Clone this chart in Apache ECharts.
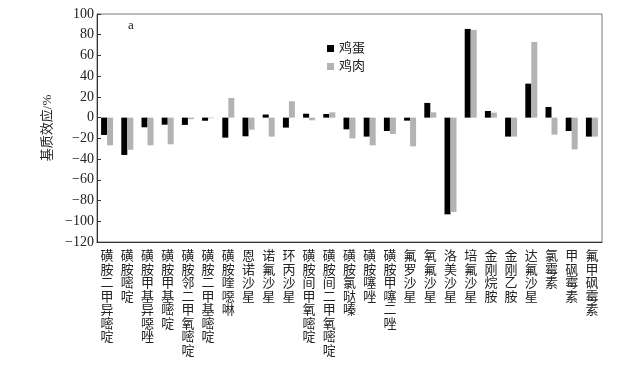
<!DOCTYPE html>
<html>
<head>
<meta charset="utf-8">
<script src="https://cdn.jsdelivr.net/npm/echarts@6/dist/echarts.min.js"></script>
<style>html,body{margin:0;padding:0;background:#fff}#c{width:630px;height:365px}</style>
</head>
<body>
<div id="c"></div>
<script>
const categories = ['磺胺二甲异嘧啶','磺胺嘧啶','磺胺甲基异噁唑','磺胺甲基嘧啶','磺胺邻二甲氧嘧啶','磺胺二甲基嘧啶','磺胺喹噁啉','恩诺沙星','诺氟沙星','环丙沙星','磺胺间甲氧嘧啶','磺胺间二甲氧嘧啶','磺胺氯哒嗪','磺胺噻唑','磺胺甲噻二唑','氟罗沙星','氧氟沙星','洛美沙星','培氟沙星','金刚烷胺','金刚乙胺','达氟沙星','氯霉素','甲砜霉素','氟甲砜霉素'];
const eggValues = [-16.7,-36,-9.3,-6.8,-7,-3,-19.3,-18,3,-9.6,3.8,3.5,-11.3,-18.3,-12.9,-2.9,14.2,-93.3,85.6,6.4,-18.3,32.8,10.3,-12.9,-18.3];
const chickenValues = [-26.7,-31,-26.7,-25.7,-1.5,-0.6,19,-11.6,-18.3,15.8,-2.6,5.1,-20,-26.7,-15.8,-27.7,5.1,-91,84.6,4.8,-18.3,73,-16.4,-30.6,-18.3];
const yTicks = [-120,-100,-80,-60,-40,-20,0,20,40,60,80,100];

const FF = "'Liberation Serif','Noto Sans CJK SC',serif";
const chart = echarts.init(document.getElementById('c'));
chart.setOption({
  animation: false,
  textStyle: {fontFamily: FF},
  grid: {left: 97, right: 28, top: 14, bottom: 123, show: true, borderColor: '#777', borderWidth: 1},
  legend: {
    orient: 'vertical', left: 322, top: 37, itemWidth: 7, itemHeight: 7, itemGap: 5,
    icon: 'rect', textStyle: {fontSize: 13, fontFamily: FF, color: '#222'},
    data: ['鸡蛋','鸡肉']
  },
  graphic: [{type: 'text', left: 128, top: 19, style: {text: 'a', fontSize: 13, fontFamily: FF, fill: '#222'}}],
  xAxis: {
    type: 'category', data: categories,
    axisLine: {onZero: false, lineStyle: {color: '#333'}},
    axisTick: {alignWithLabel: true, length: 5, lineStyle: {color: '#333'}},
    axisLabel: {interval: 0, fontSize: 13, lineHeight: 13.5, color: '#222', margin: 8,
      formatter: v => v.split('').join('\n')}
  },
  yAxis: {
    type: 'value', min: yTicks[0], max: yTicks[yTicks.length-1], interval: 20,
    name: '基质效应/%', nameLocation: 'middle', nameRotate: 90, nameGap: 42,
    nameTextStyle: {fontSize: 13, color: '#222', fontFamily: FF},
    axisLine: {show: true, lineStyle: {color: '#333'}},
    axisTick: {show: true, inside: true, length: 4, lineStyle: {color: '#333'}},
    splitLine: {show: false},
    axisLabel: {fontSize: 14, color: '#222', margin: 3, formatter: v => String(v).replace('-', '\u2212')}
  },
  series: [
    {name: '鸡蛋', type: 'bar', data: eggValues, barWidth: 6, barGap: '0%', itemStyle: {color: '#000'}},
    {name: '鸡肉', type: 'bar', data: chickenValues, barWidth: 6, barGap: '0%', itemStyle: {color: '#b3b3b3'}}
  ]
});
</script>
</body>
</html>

....................

*Given request:* Print the data above verbatim from the first line through the line holding "const yTicks = [-120,-100,-80,-60,-40,-20,0,20,40,60,80,100];", leaving every picture out.

*Written solution:*
Clone this chart in Apache ECharts.
<!DOCTYPE html>
<html>
<head>
<meta charset="utf-8">
<script src="https://cdn.jsdelivr.net/npm/echarts@6/dist/echarts.min.js"></script>
<style>html,body{margin:0;padding:0;background:#fff}#c{width:630px;height:365px}</style>
</head>
<body>
<div id="c"></div>
<script>
const categories = ['磺胺二甲异嘧啶','磺胺嘧啶','磺胺甲基异噁唑','磺胺甲基嘧啶','磺胺邻二甲氧嘧啶','磺胺二甲基嘧啶','磺胺喹噁啉','恩诺沙星','诺氟沙星','环丙沙星','磺胺间甲氧嘧啶','磺胺间二甲氧嘧啶','磺胺氯哒嗪','磺胺噻唑','磺胺甲噻二唑','氟罗沙星','氧氟沙星','洛美沙星','培氟沙星','金刚烷胺','金刚乙胺','达氟沙星','氯霉素','甲砜霉素','氟甲砜霉素'];
const eggValues = [-16.7,-36,-9.3,-6.8,-7,-3,-19.3,-18,3,-9.6,3.8,3.5,-11.3,-18.3,-12.9,-2.9,14.2,-93.3,85.6,6.4,-18.3,32.8,10.3,-12.9,-18.3];
const chickenValues = [-26.7,-31,-26.7,-25.7,-1.5,-0.6,19,-11.6,-18.3,15.8,-2.6,5.1,-20,-26.7,-15.8,-27.7,5.1,-91,84.6,4.8,-18.3,73,-16.4,-30.6,-18.3];
const yTicks = [-120,-100,-80,-60,-40,-20,0,20,40,60,80,100];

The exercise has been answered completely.